Look through the material below. Copy each line that contains the string "seaborn".

(begin)

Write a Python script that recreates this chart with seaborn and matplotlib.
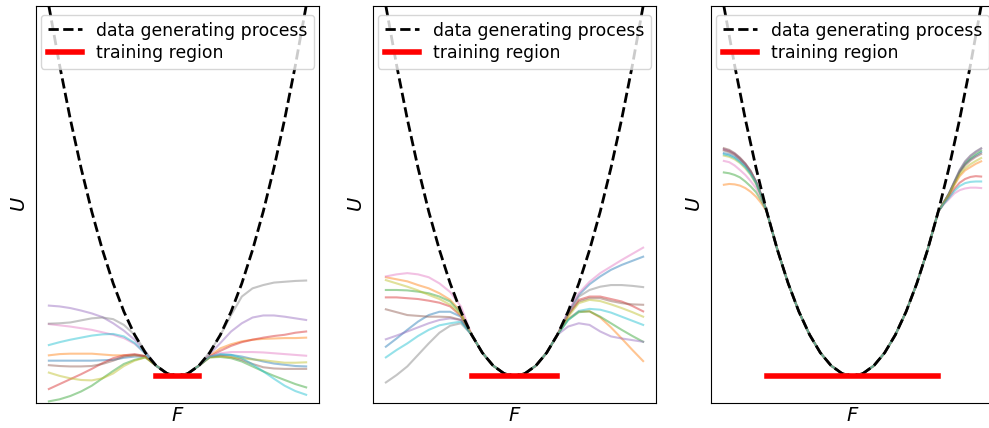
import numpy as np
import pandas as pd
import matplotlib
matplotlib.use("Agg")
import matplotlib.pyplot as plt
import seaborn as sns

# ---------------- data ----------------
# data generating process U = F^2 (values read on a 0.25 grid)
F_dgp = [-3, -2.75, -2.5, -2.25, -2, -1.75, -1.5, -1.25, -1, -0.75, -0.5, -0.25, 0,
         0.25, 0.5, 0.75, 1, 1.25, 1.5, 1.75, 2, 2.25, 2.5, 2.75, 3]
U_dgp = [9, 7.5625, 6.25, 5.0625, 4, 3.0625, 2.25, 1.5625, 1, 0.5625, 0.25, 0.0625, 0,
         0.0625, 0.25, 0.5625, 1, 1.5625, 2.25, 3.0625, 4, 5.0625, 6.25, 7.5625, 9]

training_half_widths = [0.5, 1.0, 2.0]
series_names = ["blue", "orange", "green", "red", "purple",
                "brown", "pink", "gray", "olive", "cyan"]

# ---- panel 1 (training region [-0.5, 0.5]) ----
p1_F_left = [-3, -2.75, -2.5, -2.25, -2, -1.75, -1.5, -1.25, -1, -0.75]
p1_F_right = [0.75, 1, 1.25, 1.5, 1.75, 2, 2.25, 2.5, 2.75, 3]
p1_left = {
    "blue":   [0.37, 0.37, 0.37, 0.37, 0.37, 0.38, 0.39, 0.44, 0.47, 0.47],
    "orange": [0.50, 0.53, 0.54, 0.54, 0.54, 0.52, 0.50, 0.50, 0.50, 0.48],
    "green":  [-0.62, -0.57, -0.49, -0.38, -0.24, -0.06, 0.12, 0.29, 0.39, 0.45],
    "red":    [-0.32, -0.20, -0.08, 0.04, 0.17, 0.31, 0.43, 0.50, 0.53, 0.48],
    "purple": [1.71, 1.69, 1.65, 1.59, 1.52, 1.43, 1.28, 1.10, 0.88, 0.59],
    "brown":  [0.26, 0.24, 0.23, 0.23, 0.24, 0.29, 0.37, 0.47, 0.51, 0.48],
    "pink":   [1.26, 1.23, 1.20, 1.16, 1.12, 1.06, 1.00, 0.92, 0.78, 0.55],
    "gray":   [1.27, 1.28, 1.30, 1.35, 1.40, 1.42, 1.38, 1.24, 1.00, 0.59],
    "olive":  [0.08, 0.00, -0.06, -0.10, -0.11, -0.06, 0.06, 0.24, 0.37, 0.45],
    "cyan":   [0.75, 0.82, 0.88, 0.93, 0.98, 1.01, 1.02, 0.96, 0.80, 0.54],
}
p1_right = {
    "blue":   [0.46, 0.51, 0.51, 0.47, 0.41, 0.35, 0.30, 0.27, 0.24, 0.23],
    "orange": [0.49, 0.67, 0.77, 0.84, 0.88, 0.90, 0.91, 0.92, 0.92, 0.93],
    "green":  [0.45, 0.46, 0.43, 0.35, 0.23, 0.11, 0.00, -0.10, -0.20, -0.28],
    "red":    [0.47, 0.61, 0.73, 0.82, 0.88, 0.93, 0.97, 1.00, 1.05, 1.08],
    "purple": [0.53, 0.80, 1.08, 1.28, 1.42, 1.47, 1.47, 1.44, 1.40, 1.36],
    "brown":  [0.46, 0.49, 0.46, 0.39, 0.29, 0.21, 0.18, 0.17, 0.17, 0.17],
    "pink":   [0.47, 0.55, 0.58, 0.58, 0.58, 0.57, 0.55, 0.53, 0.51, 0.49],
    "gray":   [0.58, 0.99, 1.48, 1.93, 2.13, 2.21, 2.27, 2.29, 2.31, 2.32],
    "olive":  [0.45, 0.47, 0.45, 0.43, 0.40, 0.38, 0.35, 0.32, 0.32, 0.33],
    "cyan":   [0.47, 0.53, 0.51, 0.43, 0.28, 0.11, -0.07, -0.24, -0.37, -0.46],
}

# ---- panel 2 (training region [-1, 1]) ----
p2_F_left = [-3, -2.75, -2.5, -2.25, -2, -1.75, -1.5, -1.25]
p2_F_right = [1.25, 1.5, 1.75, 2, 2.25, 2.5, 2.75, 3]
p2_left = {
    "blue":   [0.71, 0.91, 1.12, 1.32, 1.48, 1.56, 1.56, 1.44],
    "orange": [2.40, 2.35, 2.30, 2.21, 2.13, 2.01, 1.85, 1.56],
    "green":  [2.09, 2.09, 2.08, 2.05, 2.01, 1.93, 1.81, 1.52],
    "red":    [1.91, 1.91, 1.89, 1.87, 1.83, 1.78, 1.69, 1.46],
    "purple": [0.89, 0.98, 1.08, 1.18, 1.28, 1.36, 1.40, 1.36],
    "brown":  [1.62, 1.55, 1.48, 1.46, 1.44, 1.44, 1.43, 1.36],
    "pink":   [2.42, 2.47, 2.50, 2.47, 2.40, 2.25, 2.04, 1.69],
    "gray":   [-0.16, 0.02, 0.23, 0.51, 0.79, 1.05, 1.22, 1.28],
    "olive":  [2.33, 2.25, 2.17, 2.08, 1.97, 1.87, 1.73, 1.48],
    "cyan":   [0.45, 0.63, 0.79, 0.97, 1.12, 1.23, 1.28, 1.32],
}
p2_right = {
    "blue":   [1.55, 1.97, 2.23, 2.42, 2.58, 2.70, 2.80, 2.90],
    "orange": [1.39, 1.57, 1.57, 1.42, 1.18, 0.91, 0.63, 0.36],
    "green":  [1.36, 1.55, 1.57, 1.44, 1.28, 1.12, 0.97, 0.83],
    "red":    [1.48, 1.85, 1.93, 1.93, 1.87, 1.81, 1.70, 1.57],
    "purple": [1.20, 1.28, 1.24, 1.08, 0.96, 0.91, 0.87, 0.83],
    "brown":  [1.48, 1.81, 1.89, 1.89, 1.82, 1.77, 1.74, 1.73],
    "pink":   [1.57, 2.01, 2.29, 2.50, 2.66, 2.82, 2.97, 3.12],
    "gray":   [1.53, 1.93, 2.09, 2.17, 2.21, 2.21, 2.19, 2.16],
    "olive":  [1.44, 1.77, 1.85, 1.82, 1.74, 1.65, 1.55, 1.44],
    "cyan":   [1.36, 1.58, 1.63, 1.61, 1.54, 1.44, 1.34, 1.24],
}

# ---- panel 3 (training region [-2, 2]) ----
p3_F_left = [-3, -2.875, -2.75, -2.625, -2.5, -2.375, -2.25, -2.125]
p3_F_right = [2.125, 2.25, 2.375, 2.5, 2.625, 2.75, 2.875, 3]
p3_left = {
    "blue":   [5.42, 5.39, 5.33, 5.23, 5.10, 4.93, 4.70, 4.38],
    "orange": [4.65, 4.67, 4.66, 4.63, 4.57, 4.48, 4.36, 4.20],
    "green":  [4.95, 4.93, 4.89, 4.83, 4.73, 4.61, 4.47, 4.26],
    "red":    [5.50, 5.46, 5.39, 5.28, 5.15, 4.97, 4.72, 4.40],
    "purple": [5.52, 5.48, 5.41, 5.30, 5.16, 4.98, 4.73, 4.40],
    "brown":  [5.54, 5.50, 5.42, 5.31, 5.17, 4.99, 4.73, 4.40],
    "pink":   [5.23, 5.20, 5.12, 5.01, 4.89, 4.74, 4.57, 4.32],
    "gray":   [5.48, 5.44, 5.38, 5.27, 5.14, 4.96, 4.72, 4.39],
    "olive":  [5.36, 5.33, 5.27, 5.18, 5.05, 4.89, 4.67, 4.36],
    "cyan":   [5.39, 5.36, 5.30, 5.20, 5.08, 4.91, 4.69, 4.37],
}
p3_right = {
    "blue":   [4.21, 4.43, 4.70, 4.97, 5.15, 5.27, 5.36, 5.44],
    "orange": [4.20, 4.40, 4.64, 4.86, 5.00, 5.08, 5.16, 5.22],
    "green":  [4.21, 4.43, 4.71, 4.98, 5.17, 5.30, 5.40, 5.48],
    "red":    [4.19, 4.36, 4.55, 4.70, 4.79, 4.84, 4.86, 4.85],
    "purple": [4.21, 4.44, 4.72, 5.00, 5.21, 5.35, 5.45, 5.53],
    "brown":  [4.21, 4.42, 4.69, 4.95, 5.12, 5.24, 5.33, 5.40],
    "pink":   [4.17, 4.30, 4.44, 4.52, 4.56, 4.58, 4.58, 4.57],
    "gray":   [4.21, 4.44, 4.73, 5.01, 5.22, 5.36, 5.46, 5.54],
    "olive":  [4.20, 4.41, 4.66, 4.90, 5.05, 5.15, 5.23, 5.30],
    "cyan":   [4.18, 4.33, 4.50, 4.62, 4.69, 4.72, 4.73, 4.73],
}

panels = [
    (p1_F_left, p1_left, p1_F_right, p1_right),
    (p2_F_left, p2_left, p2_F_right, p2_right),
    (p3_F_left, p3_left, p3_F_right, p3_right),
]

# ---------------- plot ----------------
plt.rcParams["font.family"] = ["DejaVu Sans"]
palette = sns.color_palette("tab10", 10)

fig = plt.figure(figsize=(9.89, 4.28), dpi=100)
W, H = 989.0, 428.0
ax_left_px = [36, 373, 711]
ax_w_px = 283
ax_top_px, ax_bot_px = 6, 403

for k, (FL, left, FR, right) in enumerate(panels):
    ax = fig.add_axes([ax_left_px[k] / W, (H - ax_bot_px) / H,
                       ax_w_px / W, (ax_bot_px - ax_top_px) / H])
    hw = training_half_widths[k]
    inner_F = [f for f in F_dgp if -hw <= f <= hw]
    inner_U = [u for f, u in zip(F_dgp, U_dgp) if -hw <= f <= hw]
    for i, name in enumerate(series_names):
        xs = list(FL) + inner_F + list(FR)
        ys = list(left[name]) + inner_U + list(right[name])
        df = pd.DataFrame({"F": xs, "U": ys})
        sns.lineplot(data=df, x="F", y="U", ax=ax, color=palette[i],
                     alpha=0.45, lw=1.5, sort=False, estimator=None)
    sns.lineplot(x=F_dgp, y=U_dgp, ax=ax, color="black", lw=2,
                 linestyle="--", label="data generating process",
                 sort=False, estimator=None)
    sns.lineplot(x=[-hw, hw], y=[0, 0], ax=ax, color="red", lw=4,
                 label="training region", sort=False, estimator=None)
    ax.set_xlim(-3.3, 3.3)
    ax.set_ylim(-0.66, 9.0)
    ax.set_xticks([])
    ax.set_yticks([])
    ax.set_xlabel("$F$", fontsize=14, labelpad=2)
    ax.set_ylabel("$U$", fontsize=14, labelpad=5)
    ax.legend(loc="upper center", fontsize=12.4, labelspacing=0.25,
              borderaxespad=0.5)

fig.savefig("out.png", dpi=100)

(end)

> **Finished answer**:
Write a Python script that recreates this chart with seaborn and matplotlib.
import seaborn as sns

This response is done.